In both our labs we found that Magichome Strip is sending its MAC address in plaintext to a domain hosted on Alibaba. Interestingly, the Insteon hub was sending its MAC address in plaintext to an EC2 domain, but only from the UK lab. We did not find similar behavior in the US lab. Interestingly, each time the Xiaomi camera detected a motion, its MAC address, the hour and the date of the motion (in plaintext) was sent to an EC2 domain. We also noted that a video was included on the payload.
Finally, the team investigated unexpected behaviors — and found some. Ring doorbells record every time someone moves in front of them. This is only disclosed in the privacy policy and you have to pay a monthly fee to access the recordings. ZMondo takes a photo any time someone moves in front of the doorbell. Alexa cameras activate on the wrong words far more often than any other type of voice assistant.
The team writes that it identified “notable cases” of devices unexpectedly sending audio and video. The authors feel their highlights show that “concerns about information exposed by IoT devices is warranted, as is further investigation into more accurate device-activity classifiers and the root causes for the inferred behavior.”

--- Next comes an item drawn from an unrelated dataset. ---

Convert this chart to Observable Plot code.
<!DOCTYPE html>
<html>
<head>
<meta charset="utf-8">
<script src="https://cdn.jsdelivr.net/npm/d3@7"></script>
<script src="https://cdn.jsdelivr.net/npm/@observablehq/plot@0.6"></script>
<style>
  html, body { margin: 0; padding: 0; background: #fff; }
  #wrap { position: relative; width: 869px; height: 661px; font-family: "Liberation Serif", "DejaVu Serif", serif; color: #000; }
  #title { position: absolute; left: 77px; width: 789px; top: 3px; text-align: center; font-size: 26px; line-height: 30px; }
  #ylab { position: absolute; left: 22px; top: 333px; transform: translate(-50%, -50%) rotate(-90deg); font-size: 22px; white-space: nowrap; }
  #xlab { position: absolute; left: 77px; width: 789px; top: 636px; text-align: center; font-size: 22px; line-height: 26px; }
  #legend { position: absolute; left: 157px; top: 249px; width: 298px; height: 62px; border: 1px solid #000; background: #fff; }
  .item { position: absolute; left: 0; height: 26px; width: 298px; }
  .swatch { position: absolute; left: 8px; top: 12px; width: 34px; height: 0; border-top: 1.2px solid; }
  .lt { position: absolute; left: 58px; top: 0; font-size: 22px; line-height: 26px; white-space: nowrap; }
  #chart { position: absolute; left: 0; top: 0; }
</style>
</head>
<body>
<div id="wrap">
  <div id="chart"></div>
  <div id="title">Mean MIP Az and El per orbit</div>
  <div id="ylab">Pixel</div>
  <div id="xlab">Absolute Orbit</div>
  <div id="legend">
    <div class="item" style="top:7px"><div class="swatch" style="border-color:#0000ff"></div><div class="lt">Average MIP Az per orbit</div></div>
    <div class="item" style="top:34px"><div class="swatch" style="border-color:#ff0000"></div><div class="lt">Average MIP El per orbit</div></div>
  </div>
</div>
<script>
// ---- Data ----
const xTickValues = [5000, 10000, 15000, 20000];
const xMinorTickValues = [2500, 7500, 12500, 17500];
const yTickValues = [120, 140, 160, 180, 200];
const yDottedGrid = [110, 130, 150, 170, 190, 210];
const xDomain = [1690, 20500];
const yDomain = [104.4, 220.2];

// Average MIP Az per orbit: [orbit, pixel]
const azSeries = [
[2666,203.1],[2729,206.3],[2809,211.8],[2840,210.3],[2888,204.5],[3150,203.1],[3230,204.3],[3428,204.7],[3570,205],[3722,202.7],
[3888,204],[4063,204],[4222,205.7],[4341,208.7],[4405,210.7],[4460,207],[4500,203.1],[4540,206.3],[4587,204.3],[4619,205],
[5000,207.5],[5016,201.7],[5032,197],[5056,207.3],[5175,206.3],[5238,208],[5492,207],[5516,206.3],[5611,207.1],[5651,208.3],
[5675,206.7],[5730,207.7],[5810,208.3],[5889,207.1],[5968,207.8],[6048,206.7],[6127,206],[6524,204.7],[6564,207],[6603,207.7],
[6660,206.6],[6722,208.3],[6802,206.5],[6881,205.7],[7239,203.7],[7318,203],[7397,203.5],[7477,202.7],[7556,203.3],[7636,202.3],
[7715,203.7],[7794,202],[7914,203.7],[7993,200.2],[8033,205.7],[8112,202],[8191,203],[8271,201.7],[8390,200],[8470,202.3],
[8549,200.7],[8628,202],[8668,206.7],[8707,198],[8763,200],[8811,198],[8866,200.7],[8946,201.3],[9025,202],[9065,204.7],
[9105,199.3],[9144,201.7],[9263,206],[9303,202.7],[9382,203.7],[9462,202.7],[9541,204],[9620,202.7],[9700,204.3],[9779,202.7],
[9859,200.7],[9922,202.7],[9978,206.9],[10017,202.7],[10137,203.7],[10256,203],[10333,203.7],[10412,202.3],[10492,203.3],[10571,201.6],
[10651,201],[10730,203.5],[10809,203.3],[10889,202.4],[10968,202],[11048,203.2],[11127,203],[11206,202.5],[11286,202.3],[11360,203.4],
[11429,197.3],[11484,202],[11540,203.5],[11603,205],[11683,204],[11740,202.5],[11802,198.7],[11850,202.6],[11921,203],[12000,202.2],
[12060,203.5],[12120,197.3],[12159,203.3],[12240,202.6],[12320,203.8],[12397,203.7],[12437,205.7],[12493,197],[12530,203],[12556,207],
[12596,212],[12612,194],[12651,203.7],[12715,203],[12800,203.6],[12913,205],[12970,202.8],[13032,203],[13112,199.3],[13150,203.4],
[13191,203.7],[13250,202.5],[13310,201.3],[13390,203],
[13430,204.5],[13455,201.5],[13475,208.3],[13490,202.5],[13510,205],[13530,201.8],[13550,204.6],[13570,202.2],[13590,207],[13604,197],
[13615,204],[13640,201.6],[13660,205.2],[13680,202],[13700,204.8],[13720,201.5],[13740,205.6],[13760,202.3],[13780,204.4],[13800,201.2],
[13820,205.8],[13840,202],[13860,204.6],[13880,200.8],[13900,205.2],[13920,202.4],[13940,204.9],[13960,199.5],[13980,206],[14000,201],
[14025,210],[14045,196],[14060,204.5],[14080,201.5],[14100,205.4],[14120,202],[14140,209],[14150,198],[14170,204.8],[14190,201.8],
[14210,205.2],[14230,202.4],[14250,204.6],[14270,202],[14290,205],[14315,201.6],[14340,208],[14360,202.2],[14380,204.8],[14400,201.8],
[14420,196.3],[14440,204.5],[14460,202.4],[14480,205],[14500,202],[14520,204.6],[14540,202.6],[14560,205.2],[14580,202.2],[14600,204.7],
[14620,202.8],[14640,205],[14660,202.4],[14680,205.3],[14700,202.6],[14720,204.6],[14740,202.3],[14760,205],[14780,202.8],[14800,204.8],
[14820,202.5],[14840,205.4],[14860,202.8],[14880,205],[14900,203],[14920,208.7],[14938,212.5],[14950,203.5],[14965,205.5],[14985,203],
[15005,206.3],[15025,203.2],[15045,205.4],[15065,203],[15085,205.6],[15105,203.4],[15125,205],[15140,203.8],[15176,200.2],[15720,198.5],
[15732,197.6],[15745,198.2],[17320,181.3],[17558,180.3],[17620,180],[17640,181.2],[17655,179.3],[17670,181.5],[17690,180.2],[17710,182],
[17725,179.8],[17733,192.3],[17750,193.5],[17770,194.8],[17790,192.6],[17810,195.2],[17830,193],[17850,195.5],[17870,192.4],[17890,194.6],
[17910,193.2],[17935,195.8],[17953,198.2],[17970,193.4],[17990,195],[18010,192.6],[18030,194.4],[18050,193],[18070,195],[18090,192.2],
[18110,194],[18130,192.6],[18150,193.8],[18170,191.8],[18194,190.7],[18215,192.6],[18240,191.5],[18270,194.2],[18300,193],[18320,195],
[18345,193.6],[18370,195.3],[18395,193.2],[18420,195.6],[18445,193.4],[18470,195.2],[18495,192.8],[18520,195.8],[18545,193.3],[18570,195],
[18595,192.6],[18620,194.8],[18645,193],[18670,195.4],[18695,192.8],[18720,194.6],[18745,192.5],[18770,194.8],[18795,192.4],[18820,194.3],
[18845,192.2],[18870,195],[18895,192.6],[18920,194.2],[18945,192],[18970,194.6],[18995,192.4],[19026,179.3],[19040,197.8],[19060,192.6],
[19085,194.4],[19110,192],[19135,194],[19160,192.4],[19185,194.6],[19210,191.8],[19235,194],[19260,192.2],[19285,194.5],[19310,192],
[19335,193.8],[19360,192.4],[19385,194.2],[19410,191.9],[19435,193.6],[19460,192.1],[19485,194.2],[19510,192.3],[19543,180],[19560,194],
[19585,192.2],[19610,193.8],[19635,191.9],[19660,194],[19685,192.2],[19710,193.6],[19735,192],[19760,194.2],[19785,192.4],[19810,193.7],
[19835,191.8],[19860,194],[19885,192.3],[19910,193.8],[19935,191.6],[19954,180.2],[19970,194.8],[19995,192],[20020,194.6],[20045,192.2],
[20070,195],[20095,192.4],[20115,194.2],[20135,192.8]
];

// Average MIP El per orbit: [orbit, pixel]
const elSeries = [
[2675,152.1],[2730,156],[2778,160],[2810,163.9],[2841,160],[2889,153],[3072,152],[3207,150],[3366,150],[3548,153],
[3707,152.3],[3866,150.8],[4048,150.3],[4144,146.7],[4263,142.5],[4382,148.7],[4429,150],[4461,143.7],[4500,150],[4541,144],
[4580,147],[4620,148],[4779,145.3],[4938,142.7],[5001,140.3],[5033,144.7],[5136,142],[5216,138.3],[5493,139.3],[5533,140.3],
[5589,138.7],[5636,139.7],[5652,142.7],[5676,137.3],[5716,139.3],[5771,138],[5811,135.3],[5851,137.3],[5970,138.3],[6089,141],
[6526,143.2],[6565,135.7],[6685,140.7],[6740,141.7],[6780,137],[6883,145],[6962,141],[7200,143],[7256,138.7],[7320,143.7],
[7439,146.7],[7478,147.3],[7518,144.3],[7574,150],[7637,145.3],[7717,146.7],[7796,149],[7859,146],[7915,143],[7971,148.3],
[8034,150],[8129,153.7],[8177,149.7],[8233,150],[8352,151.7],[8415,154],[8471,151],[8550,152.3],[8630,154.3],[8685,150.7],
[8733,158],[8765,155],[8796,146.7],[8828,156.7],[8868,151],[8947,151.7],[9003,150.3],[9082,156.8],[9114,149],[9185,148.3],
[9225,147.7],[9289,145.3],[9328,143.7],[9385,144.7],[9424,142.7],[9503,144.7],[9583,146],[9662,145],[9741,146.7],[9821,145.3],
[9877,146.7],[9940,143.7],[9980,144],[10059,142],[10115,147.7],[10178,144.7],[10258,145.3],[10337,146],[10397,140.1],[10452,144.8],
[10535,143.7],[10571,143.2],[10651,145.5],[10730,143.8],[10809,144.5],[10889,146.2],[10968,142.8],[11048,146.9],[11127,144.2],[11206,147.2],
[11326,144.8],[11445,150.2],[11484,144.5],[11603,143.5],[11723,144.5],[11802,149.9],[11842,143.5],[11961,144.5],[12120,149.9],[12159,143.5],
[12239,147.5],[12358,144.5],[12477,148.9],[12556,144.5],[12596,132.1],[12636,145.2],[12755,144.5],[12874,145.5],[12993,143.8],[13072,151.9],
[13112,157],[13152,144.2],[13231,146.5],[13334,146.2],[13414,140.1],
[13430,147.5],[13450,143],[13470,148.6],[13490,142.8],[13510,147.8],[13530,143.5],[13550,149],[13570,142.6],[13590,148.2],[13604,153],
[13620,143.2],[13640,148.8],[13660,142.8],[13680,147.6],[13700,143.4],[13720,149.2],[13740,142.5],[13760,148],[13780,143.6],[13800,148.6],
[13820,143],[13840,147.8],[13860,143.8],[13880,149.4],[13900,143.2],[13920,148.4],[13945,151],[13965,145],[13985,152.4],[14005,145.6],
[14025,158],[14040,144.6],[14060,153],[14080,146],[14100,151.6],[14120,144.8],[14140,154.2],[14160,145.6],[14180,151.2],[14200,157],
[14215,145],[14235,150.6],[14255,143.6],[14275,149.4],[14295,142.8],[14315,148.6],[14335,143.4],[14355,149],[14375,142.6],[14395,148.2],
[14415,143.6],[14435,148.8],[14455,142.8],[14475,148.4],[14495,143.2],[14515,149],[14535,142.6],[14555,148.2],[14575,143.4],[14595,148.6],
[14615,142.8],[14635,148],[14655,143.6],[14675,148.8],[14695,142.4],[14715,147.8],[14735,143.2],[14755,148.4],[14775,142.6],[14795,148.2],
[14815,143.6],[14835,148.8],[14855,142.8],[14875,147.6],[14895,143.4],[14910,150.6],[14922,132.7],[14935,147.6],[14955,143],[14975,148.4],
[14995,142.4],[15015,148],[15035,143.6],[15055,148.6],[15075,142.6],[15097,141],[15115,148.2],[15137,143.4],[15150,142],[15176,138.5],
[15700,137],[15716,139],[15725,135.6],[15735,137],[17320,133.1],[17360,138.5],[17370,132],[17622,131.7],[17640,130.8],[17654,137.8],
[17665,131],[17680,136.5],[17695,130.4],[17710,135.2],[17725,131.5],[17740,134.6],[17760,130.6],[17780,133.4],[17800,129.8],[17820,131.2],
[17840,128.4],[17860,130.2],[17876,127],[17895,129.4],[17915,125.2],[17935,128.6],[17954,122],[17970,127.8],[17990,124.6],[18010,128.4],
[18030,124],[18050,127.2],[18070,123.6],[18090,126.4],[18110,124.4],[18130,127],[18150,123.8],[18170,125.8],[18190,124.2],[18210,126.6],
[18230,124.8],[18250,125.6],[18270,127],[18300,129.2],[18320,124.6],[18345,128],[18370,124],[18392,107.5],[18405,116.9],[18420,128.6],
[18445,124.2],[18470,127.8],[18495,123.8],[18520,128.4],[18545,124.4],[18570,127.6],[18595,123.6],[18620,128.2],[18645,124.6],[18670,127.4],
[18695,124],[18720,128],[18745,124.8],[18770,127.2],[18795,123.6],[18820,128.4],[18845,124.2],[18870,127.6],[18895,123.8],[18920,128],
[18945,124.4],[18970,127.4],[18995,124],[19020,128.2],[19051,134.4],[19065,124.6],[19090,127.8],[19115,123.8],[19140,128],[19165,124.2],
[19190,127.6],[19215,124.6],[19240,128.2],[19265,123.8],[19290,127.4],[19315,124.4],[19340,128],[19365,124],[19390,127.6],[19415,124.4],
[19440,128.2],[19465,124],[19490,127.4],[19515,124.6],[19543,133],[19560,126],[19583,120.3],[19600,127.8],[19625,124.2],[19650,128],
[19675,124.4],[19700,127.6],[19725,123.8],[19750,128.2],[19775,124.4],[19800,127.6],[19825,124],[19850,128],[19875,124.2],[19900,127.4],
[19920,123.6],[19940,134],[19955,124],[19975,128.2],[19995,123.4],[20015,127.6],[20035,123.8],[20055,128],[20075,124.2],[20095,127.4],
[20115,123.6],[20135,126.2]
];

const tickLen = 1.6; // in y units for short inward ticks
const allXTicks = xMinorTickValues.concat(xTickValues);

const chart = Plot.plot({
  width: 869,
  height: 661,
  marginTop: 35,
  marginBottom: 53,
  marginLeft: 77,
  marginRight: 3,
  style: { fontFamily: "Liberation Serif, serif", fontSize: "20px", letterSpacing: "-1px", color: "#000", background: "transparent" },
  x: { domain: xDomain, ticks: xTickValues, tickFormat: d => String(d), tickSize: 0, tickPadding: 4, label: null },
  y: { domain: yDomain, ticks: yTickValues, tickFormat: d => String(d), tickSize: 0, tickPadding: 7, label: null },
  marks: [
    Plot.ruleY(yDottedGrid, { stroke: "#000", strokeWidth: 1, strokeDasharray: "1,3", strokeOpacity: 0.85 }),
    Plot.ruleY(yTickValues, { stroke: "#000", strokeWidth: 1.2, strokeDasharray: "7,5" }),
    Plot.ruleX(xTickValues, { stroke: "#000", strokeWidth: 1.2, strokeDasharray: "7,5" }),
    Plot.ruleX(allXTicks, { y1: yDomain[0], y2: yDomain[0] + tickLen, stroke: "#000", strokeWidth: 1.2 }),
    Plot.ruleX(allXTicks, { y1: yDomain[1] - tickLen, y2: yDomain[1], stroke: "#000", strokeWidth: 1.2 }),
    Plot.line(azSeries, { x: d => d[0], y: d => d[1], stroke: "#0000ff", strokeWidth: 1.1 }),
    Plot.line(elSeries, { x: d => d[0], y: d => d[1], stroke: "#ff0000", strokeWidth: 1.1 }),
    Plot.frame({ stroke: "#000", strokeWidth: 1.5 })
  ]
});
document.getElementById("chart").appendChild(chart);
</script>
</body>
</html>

There is no single smoking gun incident here, no specific and particular damning behavior. But there’s an awful lot of dubious connectivity, third-party services, and devices that can be monitored and tracked based on how they authenticate and what they transmit in the process. The devices we bring into our home can serve this sort of function, too, and companies are endlessly hungry for the data it represents.
The only solution to these issues, at present, is not to bring these devices into your home. If you own a smart TV, don’t connect it independently to the internet.